Step 1: Build your visibility map

To build your visibility map, start by listing all the target keywords you want to rank for, especially the ones where competitors already appear.

Next to each keyword, note which competitor ranks, which URL/page is performing, and what content type it is (guide, tool, etc.).

Also, capture the search intent behind it. Is the user looking to buy, learn, or compare?

Now link this with your own site: Do you already have content for it? If yes, is it ranking or does it need improvement?

This gives you a clear view of what to create, update, or promote.

Step 2: Add priority scores:

You don’t have to chase everything.
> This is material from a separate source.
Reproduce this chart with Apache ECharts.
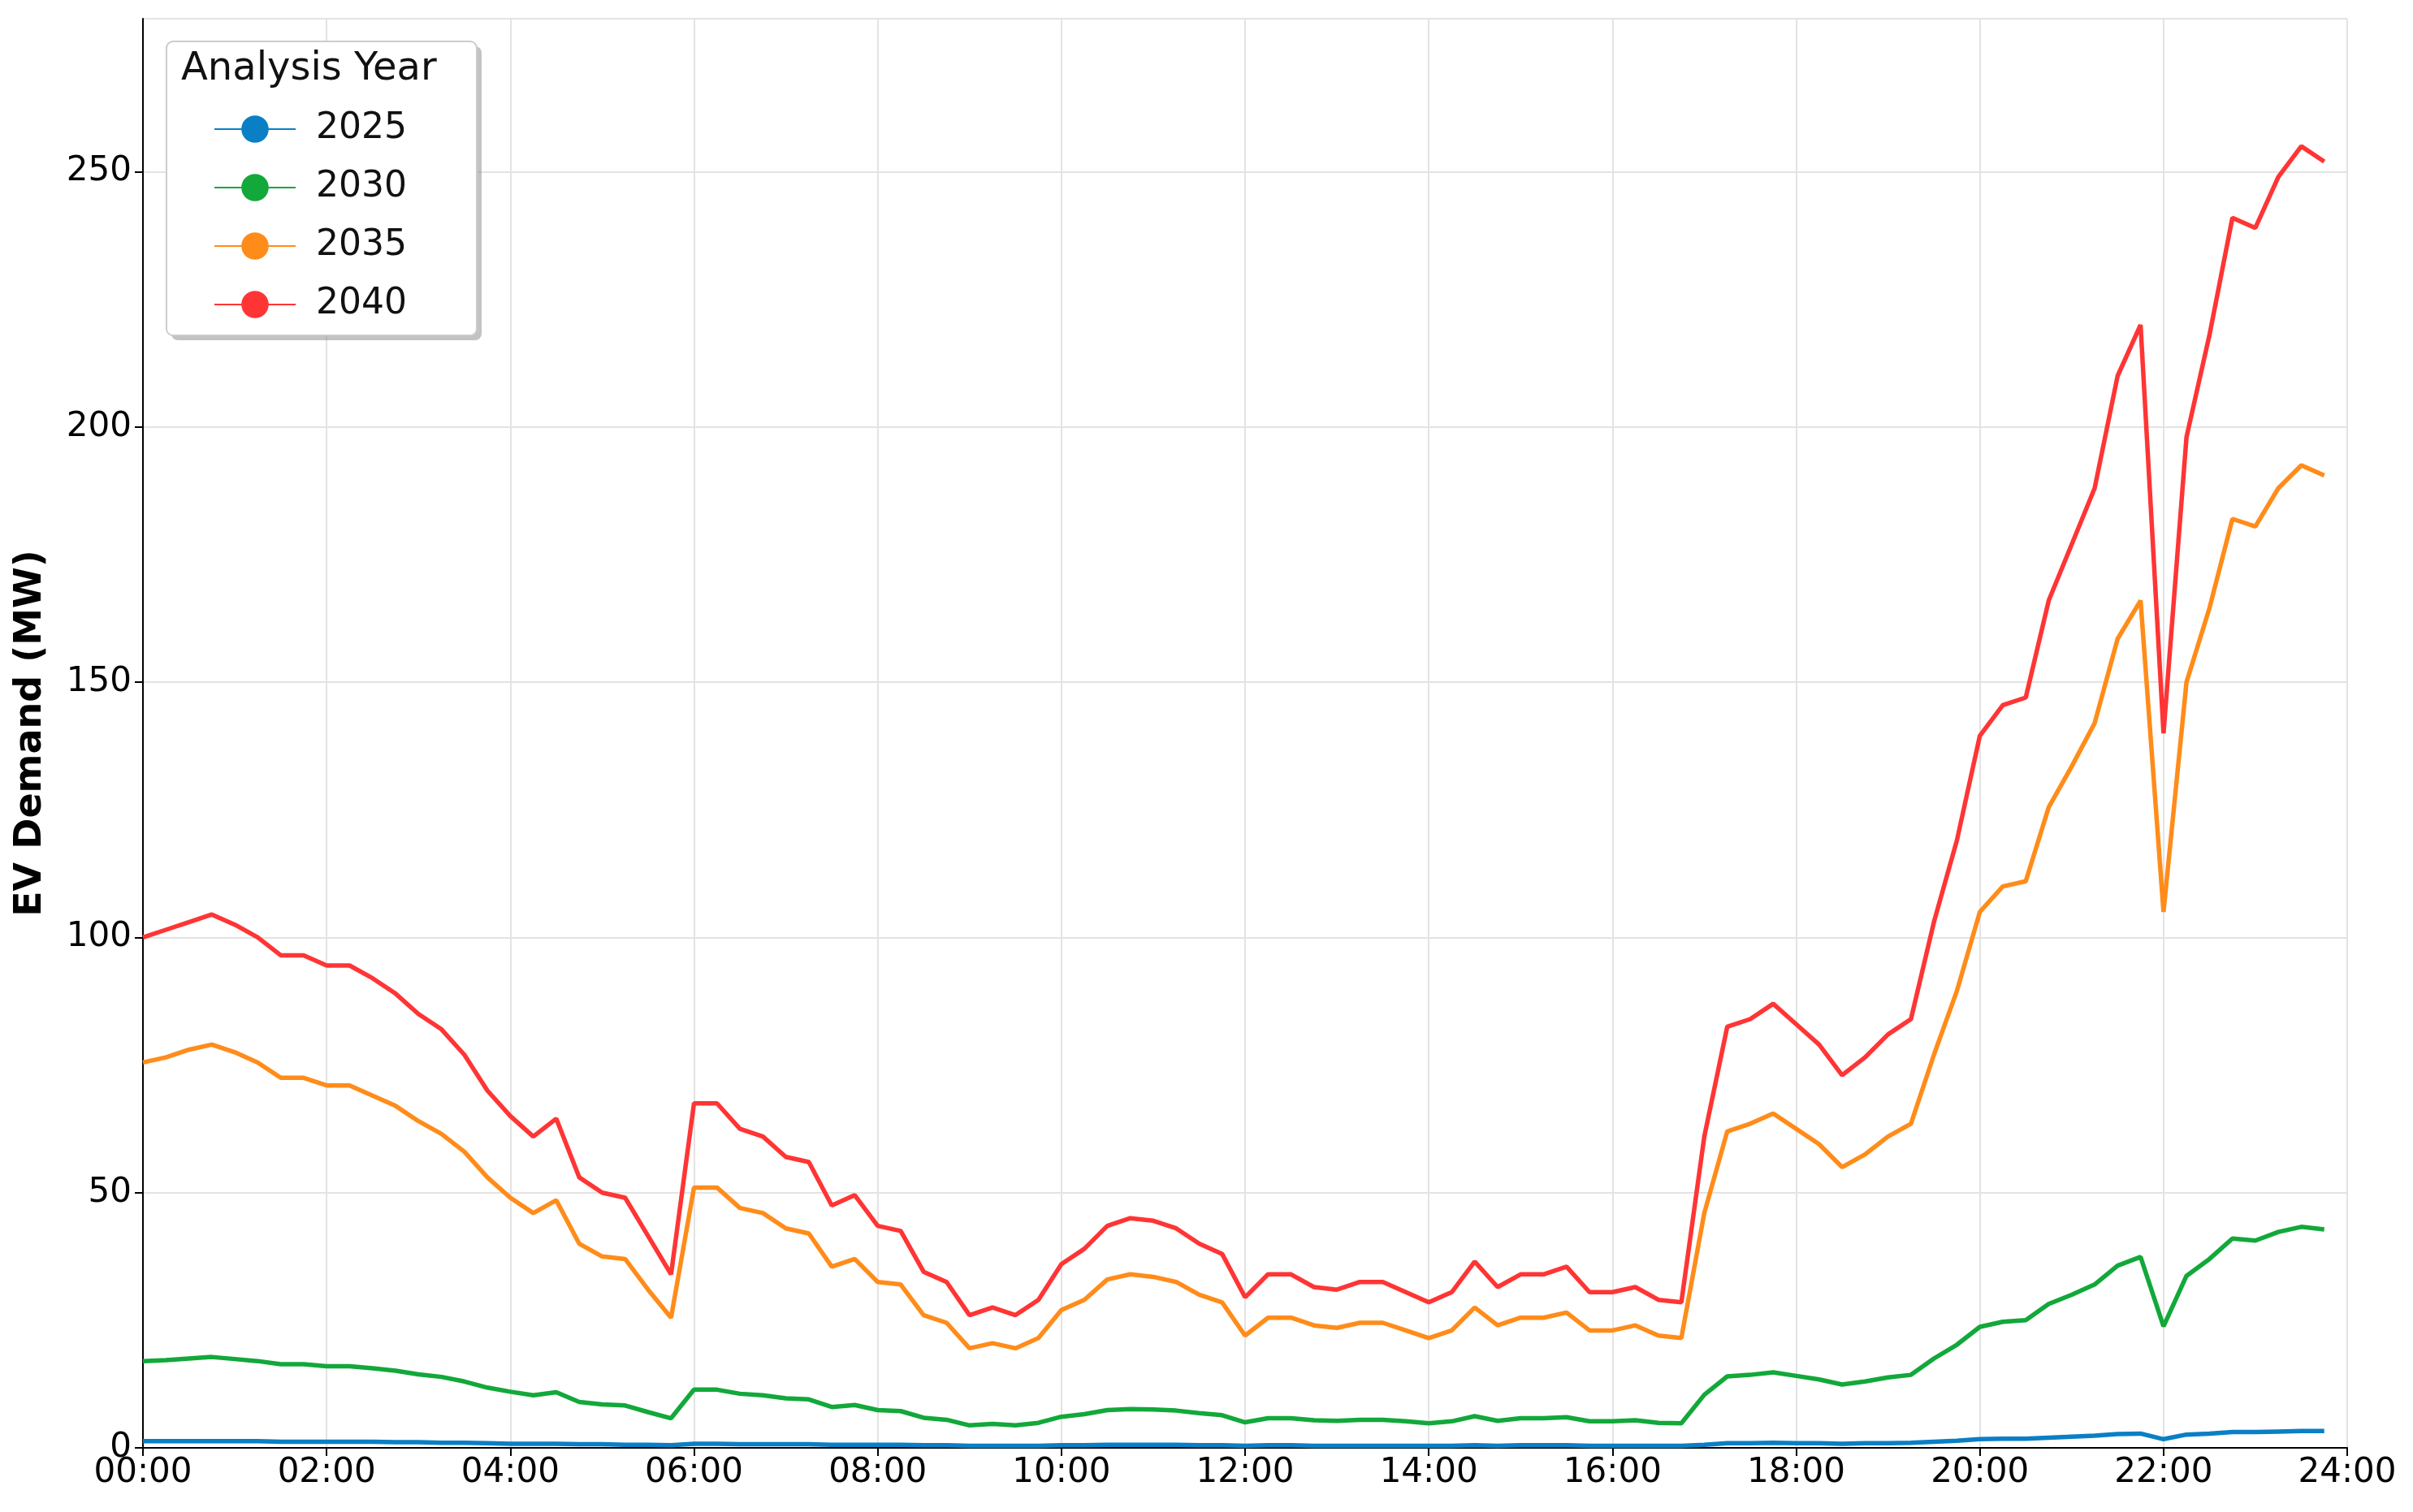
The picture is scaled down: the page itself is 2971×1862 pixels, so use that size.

Score each keyword/topic based on:

  • Search volume
  • Difficulty to rank
  • Business value or conversion potential
  • How well your site already performs on it (if at all)

Then use a simple 1–5 or low–medium–high system. This helps you focus on what’s worth doing first.

Step 3: Break it into calendars:

Breaking your insights into calendars means organizing your action steps by when and how you'll execute them. It helps you stay focused, avoid overload, and move consistently toward visibility growth.

Once you’ve prioritized keywords and topics, don’t try doing everything at once. Instead, divide your tasks across three calendars:

  • content calendar to schedule blog posts, pages, and updates
  • An outreach calendar for backlink and PR efforts
  • technical calendar for fixing site issues like speed, structure, or schema

This creates a clear flow: what goes live when, what gets promoted, and what gets optimized.

It keeps your strategy balanced and sustainable so you’re building content, gaining authority, and improving performance all at the same time.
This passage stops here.